Rep. Mike Sturla (D-Lancaster) chair of the House Democratic Policy Committee, thanked Representatives Fiedler and Daley for “requesting this important hearing. Childcare centers serve a vital role in our economy that must not be overlooked, and they deserve our support to ensure safety for all.”
Testifiers at the policy committee hearing included numerous experts and advocates who spoke on what is needed in the childcare sector during this pandemic, and the best ways that the legislature can assist workers and their families.

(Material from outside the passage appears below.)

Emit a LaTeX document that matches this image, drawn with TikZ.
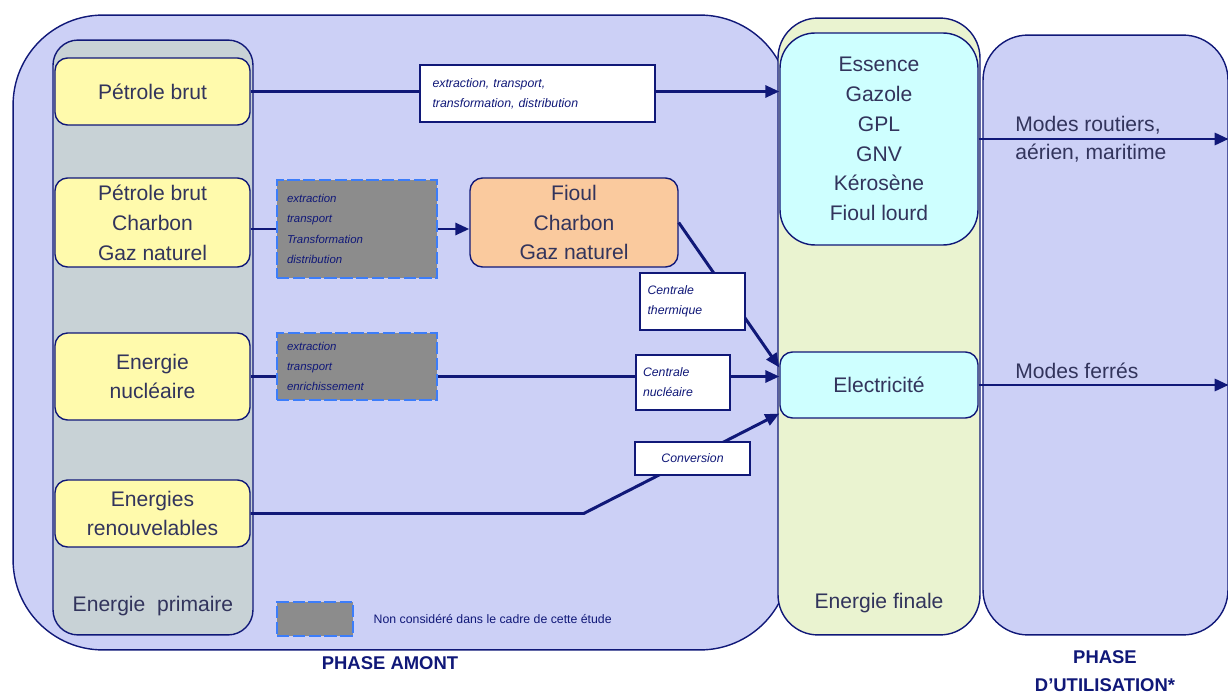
\documentclass[tikz,border=0pt]{standalone}
\usepackage{fontspec}
\setmainfont{Liberation Sans}
\usetikzlibrary{arrows.meta,positioning}
\definecolor{navy}{RGB}{16,24,120}
\definecolor{ink}{RGB}{50,52,92}
\definecolor{lav}{RGB}{204,208,246}
\definecolor{primc}{RGB}{200,210,214}
\definecolor{finc}{RGB}{234,243,208}
\definecolor{ylw}{RGB}{255,250,172}
\definecolor{orng}{RGB}{250,202,158}
\definecolor{cyanc}{RGB}{206,255,255}
\definecolor{chk}{RGB}{140,140,140}
\definecolor{dashblue}{RGB}{60,125,250}
\tikzset{
  zone/.style={draw=navy, line width=0.8pt, fill=lav, rounded corners=1.8cm, inner sep=0pt},
  col/.style={draw=navy, line width=0.8pt, rounded corners=0.5cm, inner sep=0pt},
  src/.style={draw=navy, line width=0.8pt, fill=ylw, rounded corners=0.25cm, align=center, text=ink, font=\fontsize{12}{17}\selectfont, inner sep=0pt},
  gbox/.style={draw=dashblue, line width=1.6pt, dash pattern=on 7pt off 2pt, fill=chk, align=left, text=navy, font=\fontsize{6.5}{11.5}\selectfont\itshape, inner sep=0pt},
  wbox/.style={draw=navy, line width=0.8pt, fill=white, align=left, text=navy, font=\fontsize{7}{11.5}\selectfont\itshape, inner sep=0pt},
  arr/.style={-{Triangle[length=2.8mm,width=2.4mm]}, line width=1.7pt, draw=navy},
  ln/.style={line width=1.7pt, draw=navy},
  lbl/.style={text=ink, font=\fontsize{12}{16}\selectfont, inner sep=0pt},
  lgd/.style={text=navy, font=\fontsize{7}{9}\selectfont, inner sep=0pt},
  phase/.style={text=navy, font=\fontsize{10.5}{16}\selectfont\bfseries, align=center},
}
\begin{document}
\begin{tikzpicture}[x=0.02cm, y=-0.02cm]
\useasboundingbox (0,0) rectangle (1228,696);
% zones
\node[zone, minimum width=15.54cm, minimum height=12.7cm] (amont) at (401.5,332.5) {};
\node[col, fill=primc, minimum width=4cm, minimum height=11.9cm] (prim) at (153,337.5) {};
\node[col, fill=finc, rounded corners=0.8cm, minimum width=4.04cm, minimum height=12.34cm] (fincol) at (879,326.5) {};
\node[zone, rounded corners=0.9cm, minimum width=4.9cm, minimum height=12cm] (util) at (1105.5,335) {};
\node[lbl, above=0.38cm of prim.south] (primlbl) {Energie\ \ primaire};
\node[lbl, above=0.45cm of fincol.south] (finlbl) {Energie finale};

% primary sources
\node[src, minimum width=3.9cm, minimum height=1.34cm] (pb) at (152.5,91.5) {Pétrole brut};
\node[src, minimum width=3.9cm, minimum height=1.78cm] (mix) at (152.5,222.5) {Pétrole brut\\Charbon\\Gaz naturel};
\node[src, minimum width=3.9cm, minimum height=1.74cm] (nuc) at (152.5,376.5) {Energie\\nucléaire};
\node[src, minimum width=3.9cm, minimum height=1.34cm] (ren) at (152.5,513.5) {Energies\\renouvelables};

% steps left out of the study
\node[gbox, minimum width=3.2cm, minimum height=1.96cm, text width=2.8cm] (grA) at (357,229) {extraction\\transport\\Transformation\\distribution};
\node[gbox, minimum width=3.2cm, minimum height=1.34cm, text width=2.8cm] (grB) at (357,366.5) {extraction\\transport\\enrichissement};
\node[gbox, minimum width=1.52cm, minimum height=0.68cm] (leg) at (315,619) {};
\node[lgd, right=0.38cm of leg] (legtxt) {Non considéré dans le cadre de cette étude};

% fuels
\node[src, fill=orng, minimum width=4.16cm, minimum height=1.78cm] (fi) at (574,222.5) {Fioul\\Charbon\\Gaz naturel};
\node[src, fill=cyanc, rounded corners=0.7cm, minimum width=3.96cm, minimum height=4.24cm] (ess) at (879,139) {Essence\\Gazole\\GPL\\GNV\\Kérosène\\Fioul lourd};
\node[src, fill=cyanc, minimum width=3.96cm, minimum height=1.32cm] (elec) at (879,385) {Electricité};

% flows
\draw[arr] (pb.east) -- (ess.west |- pb.east);
\draw[ln] (mix.east |- grA.west) -- (grA.west);
\draw[arr] (grA.east) -- (fi.west |- grA.east);
\draw[arr] (fi.east) -- (elec.170);
\draw[ln] (nuc.east) -- (nuc.east -| grB.west);
\draw[arr] (grB.east |- nuc.east) -- (elec.west |- nuc.east);
\draw[arr] (ren.east) -- ++(333,0) -- (elec.196);
\draw[arr] (ess.east) -- (ess.east -| util.east);
\draw[arr] (elec.east) -- (elec.east -| util.east);

% step labels on the flows
\node[wbox, minimum width=4.7cm, minimum height=1.14cm, text width=4.2cm] (etd) at (537.5,93.5) {extraction, transport,\\transformation, distribution};
\node[wbox, minimum width=2.1cm, minimum height=1.14cm, text width=1.8cm] (cth) at (692.5,301.5) {Centrale\\thermique};
\node[wbox, minimum width=1.88cm, minimum height=1.1cm, text width=1.6cm] (cnu) at (683,382.5) {Centrale\\nucléaire};
\node[wbox, minimum width=2.3cm, minimum height=0.66cm] (conv) at (692.5,458.5) {Conversion};

% uses
\node[lbl, anchor=west, align=left] (mr) at (1015,139) {Modes routiers,\\aérien, maritime};
\node[lbl, anchor=south west] (mf) at (1015,379) {Modes ferrés};
\node[phase] (pam) at (390,663) {PHASE AMONT};
\node[phase] (put) at (1105,671) {PHASE\\D'UTILISATION*};
\end{tikzpicture}
\end{document}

“Childcare is a critical infrastructure to the economic well-being of Pennsylvania and her citizens now,” said Tracey Campanini, deputy secretary of the state’s Office of Child Development and Early Learning. “High-quality childcare is critical to Pennsylvania’s future. As important as the discussion is to reopen childcare, I would just remind you there were funding needs of this industry that existed prior to COVID-19.”
Oriana Hood, owner of Pembroke Pee Wee Daycare & Little People Daycare School of Lehigh Valley, told the lawmakers that childcare centers face great uncertainty and daunting financial challenges as Pennsylvania struggles to regain some level of “normalcy.”
“We need help recouping monies lost; we need help to open and remain functional until everyone feels comfortable coming back, she said. “I pray that the businesses I have worked so hard to make a success can remain intact. But for all of this to happen we need funds to operate.
Joining Campanini and Hood, the following testified:
- Jen DeBell, executive director, Pennsylvania Association for the Education of Young Children;
- Donna Cooper, executive director, Public Citizens for Children and Youth;
- Cara Ciminillo, executive director, Trying Together;
- Damaris Alvarado-Rodriguez, executive director, Children’s Playhouse Early Learning Center;
- Laura Heckart, director, Albright Early Learning Center;
- Laura Crispin, Professor of Economics, Saint Joseph’s University;
- Kate Reber, parent; and
- Beckey Flaherty, executive director, Shady Lane School
In addition to Boscola, Schwank and Williams, the following senators participated: Pam Iovino (D-Allegheny), Maria Collett (D-Bucks/Montgomery), John Blake (D-Lackawanna) and Shariff Street (D-Phila.) Joining Sturla, Fiedler and Daley were the following House Legislators: Sara Innamorato (D-Allegheny), Ed Gainey (D-Allegheny), Joe Webster (D-Montgomery) and Dan Miller (D-Allegheny).
A full recording of the hearing will be available at senatorboscola.com/policy.